When we started, there was no RIO (reference interconnect offer). In fact, it is amazing that most of the content deals were done in the court. New players like Reliance, Bharti and Sun would have found it tough if the RIO regulation hadn't come about.
But even now there is an anamoly. Why should we get content from broadcasters at 50 per cent of what they offer to analogue cable when the Trai and the Information & Broadcasting ministry have formally admitted that the cable sector operates on 20 per cent declaration of their subscriber base?

Besides, DTH should get content from broadcasters at Cas rates since we are an addressable platform.


But aren't cable operators offering set-top boxes even below the regulated price because of competition in the marketplace?
Pay TV in India is subverted by cable prices which are artificially depressed because of under-declarations. DTH operators have had to drop prices because they have to compete with cable. Today the gap is higher between the two because cable TV pricing is artifically suppressed. If some DTH operators decide to go as low as cable, then it becomes unviable.

Don't you think exclusivity of content will allow platform providers to raise ARPUs?
The ARPUs in the UK, US and Australia vary between $60-80. In India, the ARPUs are a fraction of this. Exclusivity of content is there in all markets except India. But we hope the regulation on exclusive content will also wither away. This will allow us room for being more creative and innovative.

Since cable already has a wide presence, do you see them winning the war against DTH in India as in the US?
DTH has already tapped over six million subscribers and will see explosive growth from now on. In the US, cable companies have made massive investments to digitalise their networks. And even there, 40 per cent of the market is still with DTH. Indian cable companies have not made such investments. Besides, the cable TV market here is hugely fragmented. And the last mile challenge (multi-system operators do not own much of the last mile which is with the local cable operators) will not go away.

Tata Sky and Dish TV are on MPEG-2 compression technology while the new players have MPEG-4. What is the status on the inter-operable issue?
There is a regulation on DTH boxes being inter-operable. But why have a law when this is not being followed?

But why was Tata Sky opposing the inter-operable clause then?
The regulator can say that the inter-operability clause was a mistake and just do away with it. We are asking for more clarity on the issue. If we are to switch over, then we want some amount of subsidy which the government can give from the revenue share that we part with them.

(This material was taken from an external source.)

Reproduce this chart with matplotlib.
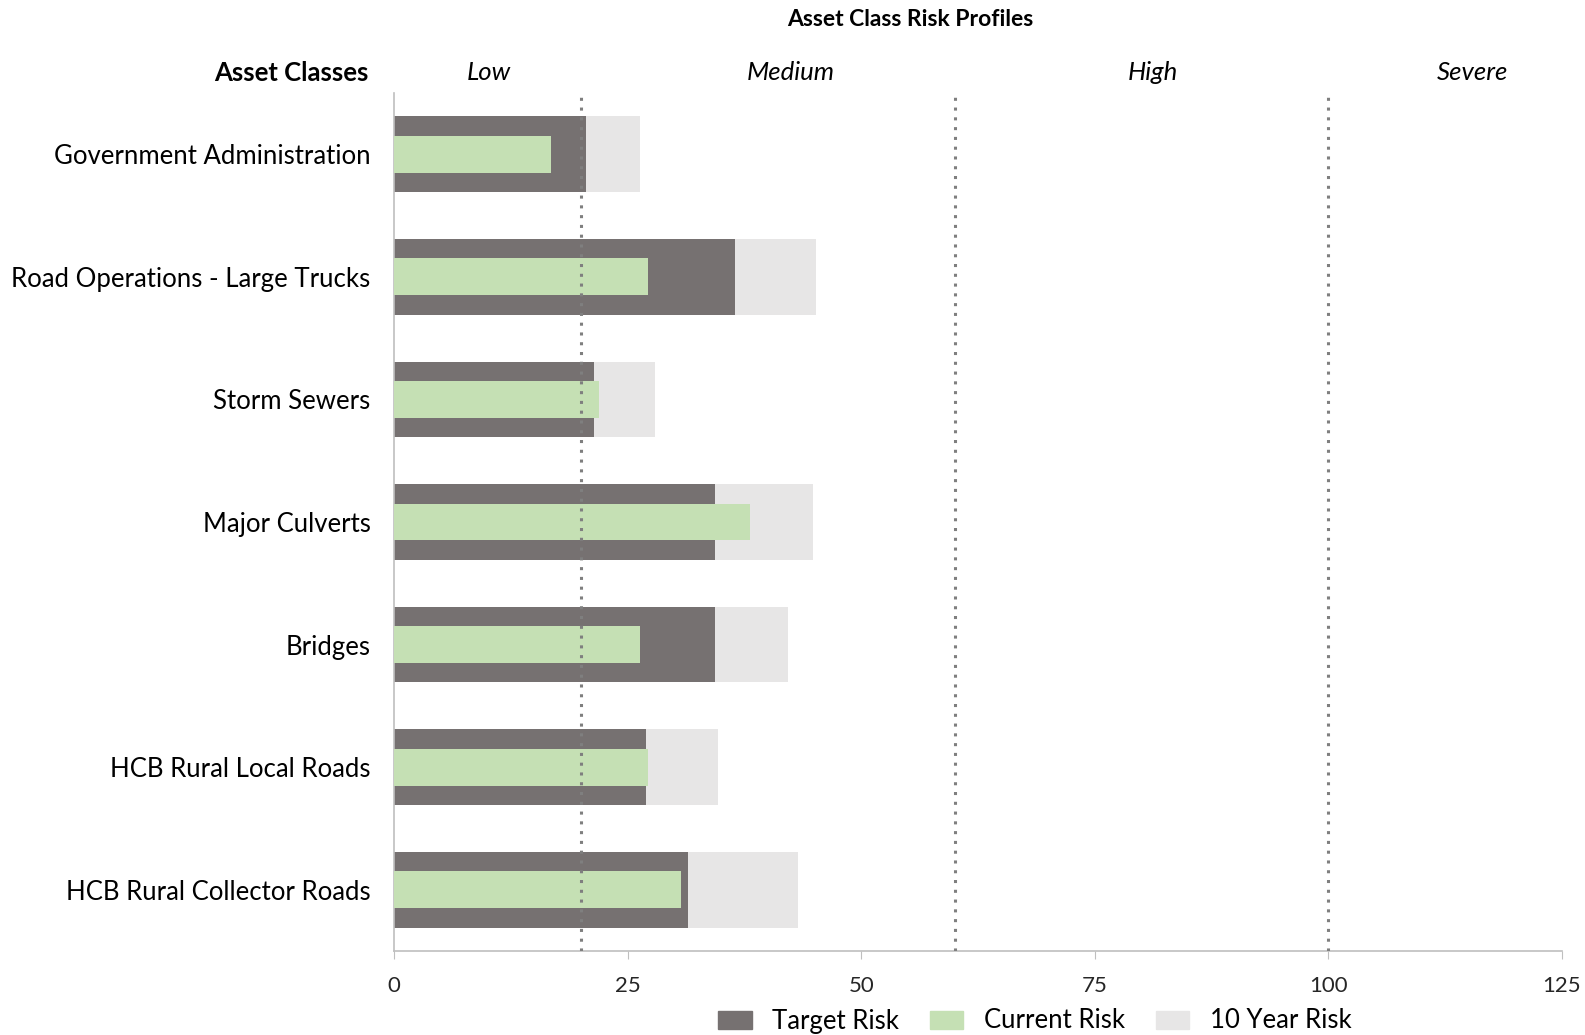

There has been a drive to reduce the revenue share with government. What is the status on this?
The Telecom Disputes Settlement and Appellate Tribunal has ruled that the licence fee for DTH services should be based on adjusted gross revenue - and not on the basis of gross revenue. But the government has not yet issued any notification on this.

After Temasek Holdings took a 10 per cent stake in Tata Sky for $55.5 million, have we seen a rise in DTH valuations?
I can't talk about valuations or the price at which we got Temasek to invest in. But Temasek has 10 per cent while Star's holding is untouched at 10 per cent and the Tata Group's stake has come down from 80 per cent to 70 per cent.